Notre peu d'enthousiasme devant le plateau réuni à Gand en 2011 (lire ici), sous la férule pourtant exemplaire de Zedda, allait-il se réchauffer par la grâce de la mise en scène de Nigel Lowery, souvent louée par les spectateurs in vivo ? Avouons notre déception : cette captation visuelle, loin de sauver la mise, aggrave les choses jusqu'à gâter même notre perception du rendu orchestral et à rendre insupportable ce que le chant présentait de travers à la simple audition.

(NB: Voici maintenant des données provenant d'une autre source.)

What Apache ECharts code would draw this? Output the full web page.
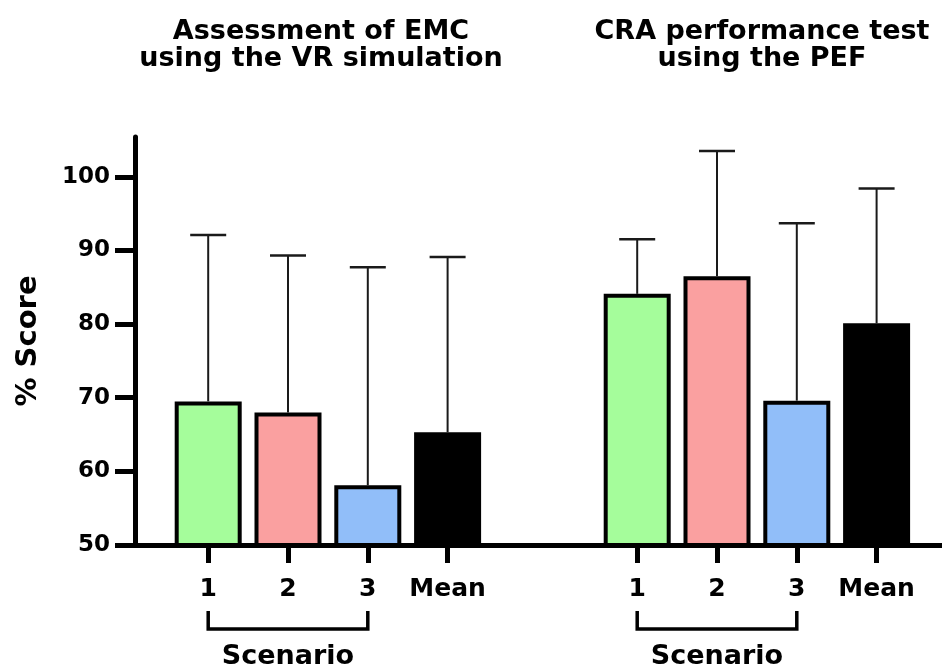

Que le pétulant artisan d'un récent Candide de Bernstein ait choisi d'enfermer la mythique Babylone dans un décor de toiles peintes évoquant un palais en ruine de la péninsule arabique ravagée par les conflits que l'on sait, pourquoi pas? Encore que cet enracinement opportuniste de la fable de la mère incestueuse et meurtrière dans un réel aussi décalé appauvrisse l'œuvre plus qu'il ne l'éclaire. Comme d'ailleurs contribuent à vulgariser le propos d'un chef-d'œuvre aussi complexe et polysémique, ces chœurs en redingotes ridiculement alignés et pratiquant le langage des signes, ce chef des mages et sa valise, ce capitaine des gardes royaux avec son téléphone portable. Déjà mauvais ténor, Idreno, arrivant du Gange et débitant son air d'entrée en costume-cravate, raide comme un récitaliste, touche au ridicule, tout comme le dangereux prince Assur, boule rasée, t-shirt orange et lunettes rondes paraissant sortir d'une bande dessinée. Seule notre Reine peut faire à la rigueur oublier les carences de son chant par ses contorsions, ses robes moulantes et la blondeur de sa crinière, privilège refusé à la pauvre Hallenberg, Arsace dépourvu du moindre charisme, théâtral autant que vocal. Il ne manque plus que l'apparition, au dernier acte, de Ninus en mort-vivant émergeant de son tombeau, pour achever de faire sombrer Rossini dans le Grand-Guignol. Sans doute n'avons-nous pas saisi les motivations profondes de ce détournement. A chacun d'en juger.

J.C.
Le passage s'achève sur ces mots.